Il dit avoir semé « avec difficulté » 110 hectares de blé et d’orge au lieu des 150 prévus : trop de pluie, des machines qui patinent dans la boue, des champs sales, plein de mauvaises herbes. Les rendements ont « chuté de 30 % ».
M. Bonnin s’estime tout de même « chanceux » car ses vaches laitières sont « pour le moment épargnées » par la maladie hémorragique épizootique (MHE) qui remonte d’Occitanie jusque dans le bocage vendéen.
A l’échelle nationale, la campagne est particulièrement difficile : la France, premier producteur et exportateur européen de blé, a vu sa récolte chuter à environ 25 millions de tonnes, soit 10 millions de tonnes de moins qu’en 2023.
Le pays, qui compte le premier cheptel bovin de l’Union européenne, est aussi touché par une flambée épizootique, avec un regain de MHE et des foyers différents de fièvre catarrhale ovine (FCO) à travers le pays.
Ces avanies sont-elles une illustration concrète du changement climatique ? Faut-il s’habituer à la récurrence d’années catastrophiques ?
« Nécessité de s’adapter »
Pour Aurélien Ribes, chercheur au Centre national de recherche météorologique, « depuis le début de l’année, il fait plus chaud que la normale (par rapport à la période de référence 1991-2020), et c’est évidemment symptomatique du changement climatique ».
S’il y a eu « moins d’événements spectaculaires » en 2024, par rapport au gel de 2021 ou à la sécheresse de 2022 par exemple, l’année a été marquée globalement par « un hiver et un printemps plus doux et plus humides, avec beaucoup de pluie » et d’énormes conséquences agricoles.
« Cette année nous montre deux choses », résume Inaki Garcia de Cortazar, directeur de l’unité AgroClim à l’Institut de recherche pour l’agriculture et l’environnement (Inrae) : « Le fait que le réchauffement climatique ne s’arrête pas », et la nécessité pour l’agriculteur de « s’adapter, face à une variabilité inter-annuelle beaucoup plus forte ».
Quand un agriculteur s’installait, il connaissait son terroir, savait qu’il allait faire face sur toute sa carrière à deux ou trois années catastrophiques, avec un événement qui l’aurait marqué à vie : comme « la fameuse sécheresse de 1976 », se souvient Régis Bonnin.
Or, souligne Aurélien Ribes, il est difficile de chercher à s’adapter en « se basant sur la mémoire des derniers 10, 20 ou 30 ans, qui est déjà périmée ».
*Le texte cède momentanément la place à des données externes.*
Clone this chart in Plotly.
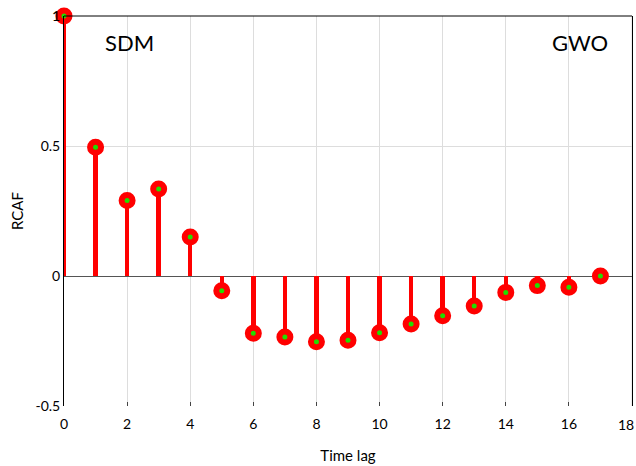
import plotly.graph_objects as go

lags = list(range(18))
rcaf = [1.0, 0.495, 0.29, 0.335, 0.15, -0.057, -0.22, -0.235, -0.253, -0.247,
        -0.218, -0.185, -0.153, -0.115, -0.063, -0.037, -0.043, 0.0]
x_ticks = [0, 2, 4, 6, 8, 10, 12, 14, 16]
y_ticks = [-0.5, 0, 0.5, 1]
y_tick_text = ["-0.5", "0", "0.5", "1"]

FONT = "Lato"

fig = go.Figure()
fig.add_trace(go.Bar(x=lags, y=rcaf, width=0.14, marker=dict(color="red", line=dict(width=0)),
                     showlegend=False, hoverinfo="skip"))
fig.add_trace(go.Scatter(x=lags, y=rcaf, mode="markers", cliponaxis=False,
                         marker=dict(size=11, color="#22dd00", line=dict(color="red", width=6)),
                         showlegend=False))

fig.add_annotation(x=0.116, y=0.933, xref="paper", yref="paper", text="SDM", showarrow=False,
                   xanchor="center", yanchor="middle",
                   font=dict(family=FONT, size=22, color="black"))
fig.add_annotation(x=0.908, y=0.933, xref="paper", yref="paper", text="GWO", showarrow=False,
                   xanchor="center", yanchor="middle",
                   font=dict(family=FONT, size=22, color="black"))
# last x tick label, kept inside the page
fig.add_annotation(x=18, y=0, xref="x", yref="paper", text="18", showarrow=False,
                   xanchor="right", xshift=4, yanchor="top", yshift=-8,
                   font=dict(family=FONT, size=14, color="black"))
fig.add_shape(type="line", xref="paper", yref="paper", x0=0, x1=1, y0=1, y1=1,
              line=dict(color="black", width=1))
fig.add_shape(type="line", xref="x", yref="paper", x0=18, x1=18, y0=0, y1=1,
              line=dict(color="#dddddd", width=1), layer="below")

fig.update_layout(
    width=636, height=466,
    margin=dict(l=64, r=4, t=16, b=60, autoexpand=False),
    plot_bgcolor="white", paper_bgcolor="white",
    font=dict(family=FONT, size=14, color="black"),
    bargap=0,
    xaxis=dict(range=[0, 18], tickvals=x_ticks, showgrid=True, gridcolor="#dddddd",
               ticks="inside", ticklen=4, tickcolor="#444", showline=False, zeroline=False,
               automargin=False, ticklabelstandoff=8,
               title=dict(text="Time lag", font=dict(size=15), standoff=19)),
    yaxis=dict(range=[-0.5, 1], tickvals=y_ticks, ticktext=y_tick_text, showgrid=True,
               gridcolor="#dddddd", showline=True, linecolor="black", mirror=True,
               zeroline=True, zerolinecolor="#555555", zerolinewidth=1, automargin=False,
               title=dict(text="RCAF", font=dict(size=15), standoff=8)),
)

fig.write_html("out.html", config={"displayModeBar": False},
               post_script="document.body.style.margin='0';document.body.style.overflow='hidden';")
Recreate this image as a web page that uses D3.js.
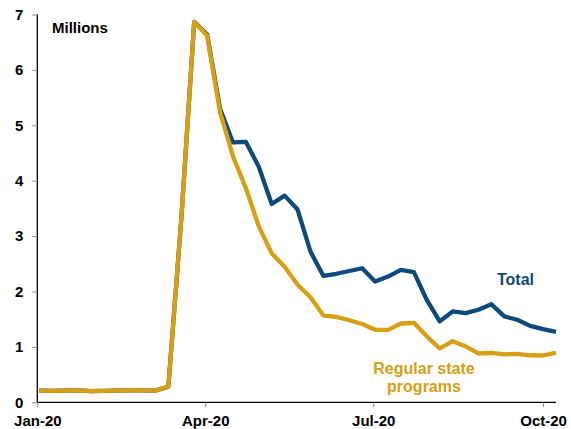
<!DOCTYPE html>
<html>
<head>
<meta charset="utf-8">
<script src="https://cdn.jsdelivr.net/npm/d3@7"></script>
<style>
  html, body { margin: 0; padding: 0; background: #fff; }
  svg { display: block; font-family: "Liberation Sans", Arial, sans-serif; }
</style>
</head>
<body>
<svg id="chart" width="571" height="429"></svg>
<script>
const weeks = [
  "2020-01-02","2020-01-09","2020-01-16","2020-01-23","2020-01-30",
  "2020-02-06","2020-02-13","2020-02-20","2020-02-27","2020-03-05",
  "2020-03-12","2020-03-19","2020-03-26","2020-04-02","2020-04-09",
  "2020-04-16","2020-04-23","2020-04-30","2020-05-07","2020-05-14",
  "2020-05-21","2020-05-28","2020-06-04","2020-06-11","2020-06-18",
  "2020-06-25","2020-07-02","2020-07-09","2020-07-16","2020-07-23",
  "2020-07-30","2020-08-06","2020-08-13","2020-08-20","2020-08-27",
  "2020-09-03","2020-09-10","2020-09-17","2020-09-24","2020-10-01",
  "2020-10-08"
];
const regularState = [
  0.216,0.207,0.212,0.216,0.203,
  0.205,0.211,0.219,0.217,0.211,
  0.282,3.307,6.867,6.615,5.237,
  4.442,3.867,3.176,2.687,2.446,
  2.123,1.897,1.566,1.540,1.482,
  1.413,1.310,1.307,1.422,1.435,
  1.191,0.971,1.104,1.011,0.881,
  0.893,0.866,0.873,0.849,0.845,
  0.898
];
const total = [
  0.216,0.207,0.212,0.216,0.203,
  0.205,0.211,0.219,0.217,0.211,
  0.282,3.307,6.867,6.640,5.300,
  4.690,4.700,4.250,3.580,3.730,
  3.480,2.720,2.280,2.320,2.370,
  2.420,2.180,2.270,2.390,2.350,
  1.850,1.460,1.640,1.610,1.670,
  1.770,1.550,1.490,1.380,1.320,
  1.270
];
const yTicks = [0,1,2,3,4,5,6,7];
const xTickDates = ["2020-01-01","2020-04-01","2020-07-01","2020-10-01"];
const xTickLabels = ["Jan-20","Apr-20","Jul-20","Oct-20"];

const parse = d3.timeParse("%Y-%m-%d");
const svg = d3.select("#chart");

const x = d3.scaleTime()
  .domain([parse("2020-01-01"), parse("2020-10-08")])
  .range([37.3, 556]);
const y = d3.scaleLinear().domain([0, 7]).range([402.3, 14.5]);

const blue = "#0B4A7B";
const gold = "#D89E14";

// Y axis
const yAxis = svg.append("g").attr("transform", "translate(37.3,0)")
  .call(d3.axisLeft(y).tickValues(yTicks).tickSize(5).tickPadding(9).tickFormat(d3.format("d")));
yAxis.select(".domain").attr("stroke", "#000").attr("stroke-width", 1.3).attr("d", "M0," + y(7) + "V" + y(0));
yAxis.selectAll(".tick line").attr("stroke", "#888");
yAxis.selectAll(".tick text").attr("font-size", 15).attr("font-weight", "bold").attr("fill", "#000")
  .attr("font-family", "Liberation Sans, Arial, sans-serif");

// X axis
const xAxis = svg.append("g").attr("transform", "translate(0," + y(0) + ")")
  .call(d3.axisBottom(x).tickValues(xTickDates.map(parse)).tickSize(5).tickPadding(8)
    .tickFormat((d, i) => xTickLabels[i]));
xAxis.select(".domain").attr("stroke", "#000").attr("stroke-width", 1.3).attr("d", "M37.3,0H556");
xAxis.selectAll(".tick line").attr("stroke", "#888");
xAxis.selectAll(".tick text").attr("font-size", 15).attr("font-weight", "bold").attr("fill", "#000")
  .attr("font-family", "Liberation Sans, Arial, sans-serif");

// Lines
const line = d3.line()
  .x((d, i) => x(parse(weeks[i])))
  .y(d => y(d))
  .curve(d3.curveLinear);

svg.append("path").datum(total)
  .attr("d", line).attr("fill", "none").attr("stroke", blue)
  .attr("stroke-width", 4.3).attr("stroke-linejoin", "round");

svg.append("path").datum(regularState)
  .attr("d", line).attr("fill", "none").attr("stroke", gold)
  .attr("stroke-width", 4.3).attr("stroke-linejoin", "round");

// Labels
svg.append("text").attr("x", 52).attr("y", 33).text("Millions")
  .attr("font-size", 15).attr("font-weight", "bold").attr("fill", "#000");
svg.append("text").attr("x", 497).attr("y", 285).text("Total")
  .attr("font-size", 16).attr("font-weight", "bold").attr("fill", blue);
svg.append("text").attr("x", 424).attr("y", 374).attr("text-anchor", "middle").text("Regular state")
  .attr("font-size", 16).attr("font-weight", "bold").attr("fill", gold);
svg.append("text").attr("x", 424).attr("y", 392).attr("text-anchor", "middle").text("programs")
  .attr("font-size", 16).attr("font-weight", "bold").attr("fill", gold);
</script>
</body>
</html>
Avec le réchauffement global, explique M. Garcia de Cortazar, « c’est tout le vivant qui bouge ».
Déconcentrer les élevages
« Les plantes changent leur cycle, ce qui modifie les conséquences de conditions climatiques qui évoluent elles-aussi », dit-il. Un hiver plus doux fera bourgeonner les plantes plus tôt, qui seront donc soumises à des risques de gel plus importants.
« Ce que l’on voit, c’est un besoin de diversification » : notamment en variant les cultures pour mieux encaisser le choc d’une perte brutale de rendement sur une culture, en associant par exemple plus de légumineuses et plantes fourragères aux blés, orges ou colza.
Cette année, le trop-plein d’eau l’hiver, associé à une grande douceur, a favorisé le développement de champignons et la prolifération d’insectes. C’est notamment le cas des moucherons culicoïdes, vecteurs de la MHE et de la FCO, ou des tiques, « très sensibles au climat », souligne Muriel Vayssier, cheffe du département de santé animale à l’Inrae.
Certains parasites, habituellement éradiqués par le froid l’hiver, parviennent désormais à réaliser « tout leur cycle » jusqu’à la reproduction : c’est ainsi qu’en octobre 2023, « on a détecté pour la première fois sur des bovins le virus de la fièvre hémorragique de Crimée-Congo », transmise par des tiques présentes depuis quelques années en France, relève-t-elle.
« Vacciner est ce qui protège le mieux, (…) mais il faut aussi augmenter la surveillance, pour mieux circonscrire les premiers foyers, renforcer la biosécurité », souligne Mme Vayssier.
Et face à un risque qui va aller croissant, relève-t-elle, « concevoir des systèmes d’élevage plus résilients, en déconcentrant les exploitations », comme la filière du canard à foie gras a commencé à le faire face à la grippe aviaire.